Whether or not a woman, divorced from her husband, upon his subsequent death, is to be called his widow, may furnish a curious question in philology, but can not, I think, be decisive of the plaintiff's rights. It is true, the legislature, in declaring what estates are liable to dower, speak of the party entitled to dower, as a widow. Possibly the term may not, in every instance, be the most appropriate, yet, as descriptive of the person *Page 108 intended, it is clearly sufficiently so. All that the legislature meant is, that when a woman is entitled to dower, she shall be endowed of a third part of all the lands whereof her husband was seised at any time during the marriage. So of the term marriage used in the same section; strictly, it means nothing more than the act of uniting a man and a woman for life, yet here the legislature have used it to describe the whole period ofcoverture. All, then, that the legislature have said amounts to this: that dower is predicable only of an estate of inheritance of which the husband was seised during coverture.

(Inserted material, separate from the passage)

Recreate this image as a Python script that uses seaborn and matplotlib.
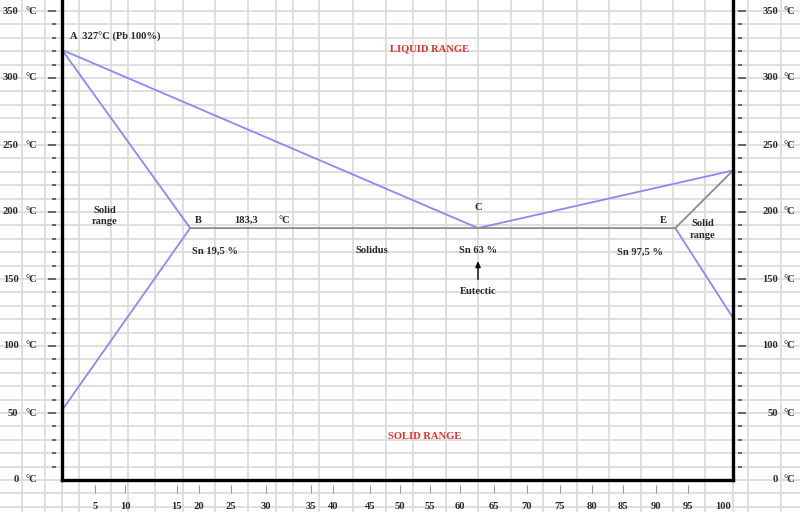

The most unexceptionable definition of dower, with which I have met, is given by Roper. It is as follows: "By the intermarriage the wife becomes entitled to an estate for life, upon surviving her husband, in a third part of all such estates of inheritance of which he was solely seised during the coverture, and to which any issue she might have had might by possibility have been heir." (1 Roper's Husband and Wife, 331.) According to this definition, the wife at the marriage, when she becomes a wife, acquires the right to be endowed. If, at that time, the husband is seised of an estate of inheritance in lands, her right attaches to those lands at once. If, afterwards, and during the coverture, other lands are acquired, her right also attaches to these. Kent, too, as we have seen, regards dower as an interest which attaches on the land as soon as there is the concurrence of marriage and seisin. When this happens I can not see why her right to have her dower in case she survives her husband, is not as perfect as it is after his death. It is contingent, it is true, and becomes absolute, only by her survivorship. But still it is a vested right, of which she can only be deprived by her own act or by forfeiture. To construe her application for a divorce into a voluntary release or a forfeiture of her right would be contrary to every principle of legal construction. A party can not be deprived of a vested right, even though it be contingent, by mere implication. When the wife is herself the guilty party, the law declares that her conviction shall involve a forfeiture of her dower. But it has no where *Page 109 said that, when the husband is the offender, she shall forfeit her dower, as a condition of her divorce.
My conclusion, therefore, is, that the common law doctrine,ubi nullum matrimonii, ibi nulla dos, is not applicable to a divorce which admits the validity of the marriage, and dissolves it for some subsequent cause, as adultery. It is conceded that a divorce under the statute has no retro-active effect. Its operation is specifically defined. It has no other effect than that declared by the statute. When the wife is the complaining party, if she obtains a decree, the marriage is so far dissolved as to release the parties from the duty of mutual cohabitation, and, so far as her own property is concerned, the wife is as far as practicable, restored to the position in which she stood before the marriage. But in respect to the husband's property, her rights are not changed. She is still entitled to a support while the husband lives, and her dower in case she survives him. She and her children, alike unoffending, retain the same rights, as if the husband and the father had been faithful to his obligations. His offence works no forfeiture of their rights. The children will still inherit as heirs at law, and when they inherit, she may be endowed. The only difference is, that they inherit the lands not devised, of which the father at the time of his death was seised, while she is endowed of all the lands of which her husband was seised at any time during coverture. I think, therefore, the judgment below ought to be reversed, and a new trial awarded.